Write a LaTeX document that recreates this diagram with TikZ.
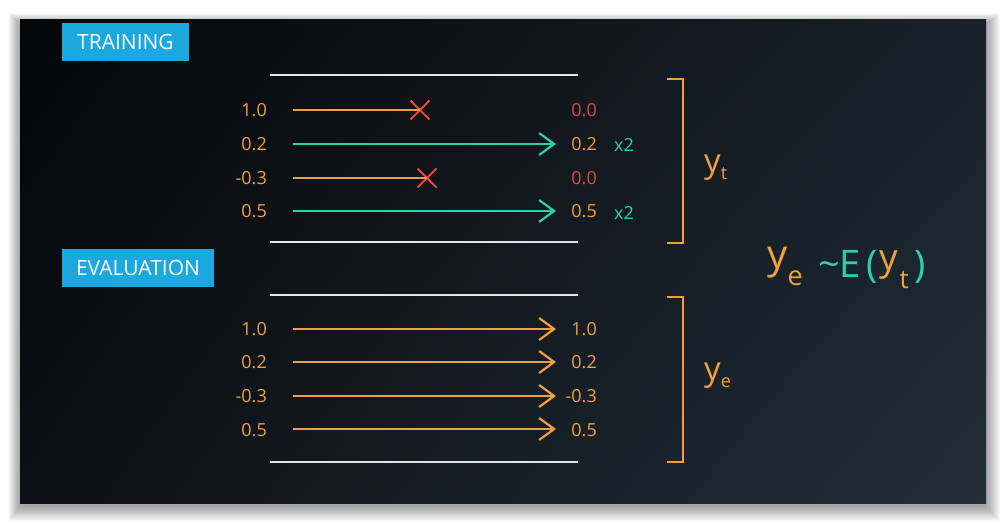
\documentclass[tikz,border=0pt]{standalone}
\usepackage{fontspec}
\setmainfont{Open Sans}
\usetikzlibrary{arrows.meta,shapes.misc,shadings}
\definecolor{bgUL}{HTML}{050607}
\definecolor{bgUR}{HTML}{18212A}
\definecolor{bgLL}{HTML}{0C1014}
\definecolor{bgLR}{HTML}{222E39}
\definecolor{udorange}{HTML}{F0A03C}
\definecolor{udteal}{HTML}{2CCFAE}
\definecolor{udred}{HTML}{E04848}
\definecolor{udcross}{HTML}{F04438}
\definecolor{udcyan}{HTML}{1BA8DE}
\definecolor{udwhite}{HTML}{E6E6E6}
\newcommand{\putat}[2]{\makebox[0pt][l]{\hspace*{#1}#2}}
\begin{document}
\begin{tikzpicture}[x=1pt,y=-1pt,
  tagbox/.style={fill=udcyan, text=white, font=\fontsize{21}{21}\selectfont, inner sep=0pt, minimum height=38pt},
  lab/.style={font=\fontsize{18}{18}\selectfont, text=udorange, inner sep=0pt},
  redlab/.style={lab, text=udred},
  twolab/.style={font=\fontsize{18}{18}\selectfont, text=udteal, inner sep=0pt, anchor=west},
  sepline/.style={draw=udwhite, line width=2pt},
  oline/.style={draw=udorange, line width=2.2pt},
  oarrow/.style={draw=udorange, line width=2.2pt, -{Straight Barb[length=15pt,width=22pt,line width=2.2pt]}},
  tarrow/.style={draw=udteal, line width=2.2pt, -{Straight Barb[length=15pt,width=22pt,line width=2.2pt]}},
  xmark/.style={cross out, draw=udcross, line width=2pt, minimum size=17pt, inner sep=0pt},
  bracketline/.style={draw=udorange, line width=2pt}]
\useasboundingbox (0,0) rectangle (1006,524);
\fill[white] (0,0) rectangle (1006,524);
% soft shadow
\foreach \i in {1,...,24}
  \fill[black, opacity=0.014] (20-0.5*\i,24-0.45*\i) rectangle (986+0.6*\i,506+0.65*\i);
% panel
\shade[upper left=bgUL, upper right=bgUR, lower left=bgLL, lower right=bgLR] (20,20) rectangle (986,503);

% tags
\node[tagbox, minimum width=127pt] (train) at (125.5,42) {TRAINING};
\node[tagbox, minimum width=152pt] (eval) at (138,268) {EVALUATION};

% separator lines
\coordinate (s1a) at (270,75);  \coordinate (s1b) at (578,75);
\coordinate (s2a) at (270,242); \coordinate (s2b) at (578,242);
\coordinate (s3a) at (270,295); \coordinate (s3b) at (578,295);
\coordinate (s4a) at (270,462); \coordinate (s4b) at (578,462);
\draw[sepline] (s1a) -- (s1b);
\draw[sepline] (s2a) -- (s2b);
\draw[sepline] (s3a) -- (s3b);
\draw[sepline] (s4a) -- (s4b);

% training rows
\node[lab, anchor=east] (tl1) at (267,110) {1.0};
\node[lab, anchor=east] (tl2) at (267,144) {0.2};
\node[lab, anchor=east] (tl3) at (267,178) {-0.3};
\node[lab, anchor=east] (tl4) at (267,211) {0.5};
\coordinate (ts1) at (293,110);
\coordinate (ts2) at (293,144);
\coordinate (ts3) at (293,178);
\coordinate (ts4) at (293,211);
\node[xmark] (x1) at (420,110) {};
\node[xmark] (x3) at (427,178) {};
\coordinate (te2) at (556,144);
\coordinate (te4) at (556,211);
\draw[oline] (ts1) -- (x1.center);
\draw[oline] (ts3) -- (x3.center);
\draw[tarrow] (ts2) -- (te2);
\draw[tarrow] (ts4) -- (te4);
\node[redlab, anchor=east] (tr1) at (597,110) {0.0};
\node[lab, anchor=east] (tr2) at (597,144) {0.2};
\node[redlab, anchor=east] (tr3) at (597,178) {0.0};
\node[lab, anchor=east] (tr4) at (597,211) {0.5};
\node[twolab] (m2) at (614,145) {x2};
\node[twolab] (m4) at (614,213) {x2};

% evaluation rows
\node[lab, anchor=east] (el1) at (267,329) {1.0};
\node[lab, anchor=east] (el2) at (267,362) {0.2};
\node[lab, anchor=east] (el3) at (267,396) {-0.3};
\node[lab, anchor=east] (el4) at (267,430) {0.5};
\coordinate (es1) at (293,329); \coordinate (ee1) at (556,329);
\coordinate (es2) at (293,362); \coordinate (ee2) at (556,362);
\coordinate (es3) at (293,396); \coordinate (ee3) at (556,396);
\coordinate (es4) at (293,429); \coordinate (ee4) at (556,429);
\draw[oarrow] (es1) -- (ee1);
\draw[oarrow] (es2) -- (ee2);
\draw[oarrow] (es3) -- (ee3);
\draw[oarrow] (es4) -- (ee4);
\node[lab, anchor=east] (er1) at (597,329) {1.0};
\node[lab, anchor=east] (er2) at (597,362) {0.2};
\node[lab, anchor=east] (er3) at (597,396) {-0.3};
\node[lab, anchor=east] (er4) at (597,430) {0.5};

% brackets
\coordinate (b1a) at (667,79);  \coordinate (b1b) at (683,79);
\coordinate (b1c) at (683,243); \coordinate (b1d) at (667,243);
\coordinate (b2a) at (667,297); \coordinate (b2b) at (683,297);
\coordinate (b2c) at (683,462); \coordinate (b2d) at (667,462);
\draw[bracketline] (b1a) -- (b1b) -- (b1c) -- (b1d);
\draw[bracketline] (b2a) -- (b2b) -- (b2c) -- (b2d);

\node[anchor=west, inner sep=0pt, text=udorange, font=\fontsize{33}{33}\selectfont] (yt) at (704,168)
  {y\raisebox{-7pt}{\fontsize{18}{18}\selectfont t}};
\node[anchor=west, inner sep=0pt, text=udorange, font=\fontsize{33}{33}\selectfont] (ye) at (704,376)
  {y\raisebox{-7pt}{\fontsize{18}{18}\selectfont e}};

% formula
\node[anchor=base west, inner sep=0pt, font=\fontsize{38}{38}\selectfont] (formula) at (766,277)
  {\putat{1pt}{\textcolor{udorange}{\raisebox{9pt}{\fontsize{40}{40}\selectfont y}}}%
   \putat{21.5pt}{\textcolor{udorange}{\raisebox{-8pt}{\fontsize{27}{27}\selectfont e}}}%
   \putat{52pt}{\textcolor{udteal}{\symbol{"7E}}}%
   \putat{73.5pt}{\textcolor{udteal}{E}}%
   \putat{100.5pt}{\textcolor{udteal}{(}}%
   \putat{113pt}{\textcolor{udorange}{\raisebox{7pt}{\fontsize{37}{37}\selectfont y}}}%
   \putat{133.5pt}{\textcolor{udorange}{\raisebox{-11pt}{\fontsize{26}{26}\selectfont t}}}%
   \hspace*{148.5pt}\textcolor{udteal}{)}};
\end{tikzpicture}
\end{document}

| Exercise directions |
Make an exact copy of the data above, pictures excluded.

| Exercise solution |
Write a LaTeX document that recreates this diagram with TikZ.
\documentclass[tikz,border=0pt]{standalone}
\usepackage{fontspec}
\setmainfont{Open Sans}
\usetikzlibrary{arrows.meta,shapes.misc,shadings}
\definecolor{bgUL}{HTML}{050607}
\definecolor{bgUR}{HTML}{18212A}
\definecolor{bgLL}{HTML}{0C1014}
\definecolor{bgLR}{HTML}{222E39}
\definecolor{udorange}{HTML}{F0A03C}
\definecolor{udteal}{HTML}{2CCFAE}
\definecolor{udred}{HTML}{E04848}
\definecolor{udcross}{HTML}{F04438}
\definecolor{udcyan}{HTML}{1BA8DE}
\definecolor{udwhite}{HTML}{E6E6E6}
\newcommand{\putat}[2]{\makebox[0pt][l]{\hspace*{#1}#2}}
\begin{document}
\begin{tikzpicture}[x=1pt,y=-1pt,
  tagbox/.style={fill=udcyan, text=white, font=\fontsize{21}{21}\selectfont, inner sep=0pt, minimum height=38pt},
  lab/.style={font=\fontsize{18}{18}\selectfont, text=udorange, inner sep=0pt},
  redlab/.style={lab, text=udred},
  twolab/.style={font=\fontsize{18}{18}\selectfont, text=udteal, inner sep=0pt, anchor=west},
  sepline/.style={draw=udwhite, line width=2pt},
  oline/.style={draw=udorange, line width=2.2pt},
  oarrow/.style={draw=udorange, line width=2.2pt, -{Straight Barb[length=15pt,width=22pt,line width=2.2pt]}},
  tarrow/.style={draw=udteal, line width=2.2pt, -{Straight Barb[length=15pt,width=22pt,line width=2.2pt]}},
  xmark/.style={cross out, draw=udcross, line width=2pt, minimum size=17pt, inner sep=0pt},
  bracketline/.style={draw=udorange, line width=2pt}]
\useasboundingbox (0,0) rectangle (1006,524);
\fill[white] (0,0) rectangle (1006,524);
% soft shadow
\foreach \i in {1,...,24}
  \fill[black, opacity=0.014] (20-0.5*\i,24-0.45*\i) rectangle (986+0.6*\i,506+0.65*\i);
% panel
\shade[upper left=bgUL, upper right=bgUR, lower left=bgLL, lower right=bgLR] (20,20) rectangle (986,503);

% tags
\node[tagbox, minimum width=127pt] (train) at (125.5,42) {TRAINING};
\node[tagbox, minimum width=152pt] (eval) at (138,268) {EVALUATION};

% separator lines
\coordinate (s1a) at (270,75);  \coordinate (s1b) at (578,75);
\coordinate (s2a) at (270,242); \coordinate (s2b) at (578,242);
\coordinate (s3a) at (270,295); \coordinate (s3b) at (578,295);
\coordinate (s4a) at (270,462); \coordinate (s4b) at (578,462);
\draw[sepline] (s1a) -- (s1b);
\draw[sepline] (s2a) -- (s2b);
\draw[sepline] (s3a) -- (s3b);
\draw[sepline] (s4a) -- (s4b);

% training rows
\node[lab, anchor=east] (tl1) at (267,110) {1.0};
\node[lab, anchor=east] (tl2) at (267,144) {0.2};
\node[lab, anchor=east] (tl3) at (267,178) {-0.3};
\node[lab, anchor=east] (tl4) at (267,211) {0.5};
\coordinate (ts1) at (293,110);
\coordinate (ts2) at (293,144);
\coordinate (ts3) at (293,178);
\coordinate (ts4) at (293,211);
\node[xmark] (x1) at (420,110) {};
\node[xmark] (x3) at (427,178) {};
\coordinate (te2) at (556,144);
\coordinate (te4) at (556,211);
\draw[oline] (ts1) -- (x1.center);
\draw[oline] (ts3) -- (x3.center);
\draw[tarrow] (ts2) -- (te2);
\draw[tarrow] (ts4) -- (te4);
\node[redlab, anchor=east] (tr1) at (597,110) {0.0};
\node[lab, anchor=east] (tr2) at (597,144) {0.2};
\node[redlab, anchor=east] (tr3) at (597,178) {0.0};
\node[lab, anchor=east] (tr4) at (597,211) {0.5};
\node[twolab] (m2) at (614,145) {x2};
\node[twolab] (m4) at (614,213) {x2};

% evaluation rows
\node[lab, anchor=east] (el1) at (267,329) {1.0};
\node[lab, anchor=east] (el2) at (267,362) {0.2};
\node[lab, anchor=east] (el3) at (267,396) {-0.3};
\node[lab, anchor=east] (el4) at (267,430) {0.5};
\coordinate (es1) at (293,329); \coordinate (ee1) at (556,329);
\coordinate (es2) at (293,362); \coordinate (ee2) at (556,362);
\coordinate (es3) at (293,396); \coordinate (ee3) at (556,396);
\coordinate (es4) at (293,429); \coordinate (ee4) at (556,429);
\draw[oarrow] (es1) -- (ee1);
\draw[oarrow] (es2) -- (ee2);
\draw[oarrow] (es3) -- (ee3);
\draw[oarrow] (es4) -- (ee4);
\node[lab, anchor=east] (er1) at (597,329) {1.0};
\node[lab, anchor=east] (er2) at (597,362) {0.2};
\node[lab, anchor=east] (er3) at (597,396) {-0.3};
\node[lab, anchor=east] (er4) at (597,430) {0.5};

% brackets
\coordinate (b1a) at (667,79);  \coordinate (b1b) at (683,79);
\coordinate (b1c) at (683,243); \coordinate (b1d) at (667,243);
\coordinate (b2a) at (667,297); \coordinate (b2b) at (683,297);
\coordinate (b2c) at (683,462); \coordinate (b2d) at (667,462);
\draw[bracketline] (b1a) -- (b1b) -- (b1c) -- (b1d);
\draw[bracketline] (b2a) -- (b2b) -- (b2c) -- (b2d);

\node[anchor=west, inner sep=0pt, text=udorange, font=\fontsize{33}{33}\selectfont] (yt) at (704,168)
  {y\raisebox{-7pt}{\fontsize{18}{18}\selectfont t}};
\node[anchor=west, inner sep=0pt, text=udorange, font=\fontsize{33}{33}\selectfont] (ye) at (704,376)
  {y\raisebox{-7pt}{\fontsize{18}{18}\selectfont e}};

% formula
\node[anchor=base west, inner sep=0pt, font=\fontsize{38}{38}\selectfont] (formula) at (766,277)
  {\putat{1pt}{\textcolor{udorange}{\raisebox{9pt}{\fontsize{40}{40}\selectfont y}}}%
   \putat{21.5pt}{\textcolor{udorange}{\raisebox{-8pt}{\fontsize{27}{27}\selectfont e}}}%
   \putat{52pt}{\textcolor{udteal}{\symbol{"7E}}}%
   \putat{73.5pt}{\textcolor{udteal}{E}}%
   \putat{100.5pt}{\textcolor{udteal}{(}}%
   \putat{113pt}{\textcolor{udorange}{\raisebox{7pt}{\fontsize{37}{37}\selectfont y}}}%
   \putat{133.5pt}{\textcolor{udorange}{\raisebox{-11pt}{\fontsize{26}{26}\selectfont t}}}%
   \hspace*{148.5pt}\textcolor{udteal}{)}};
\end{tikzpicture}
\end{document}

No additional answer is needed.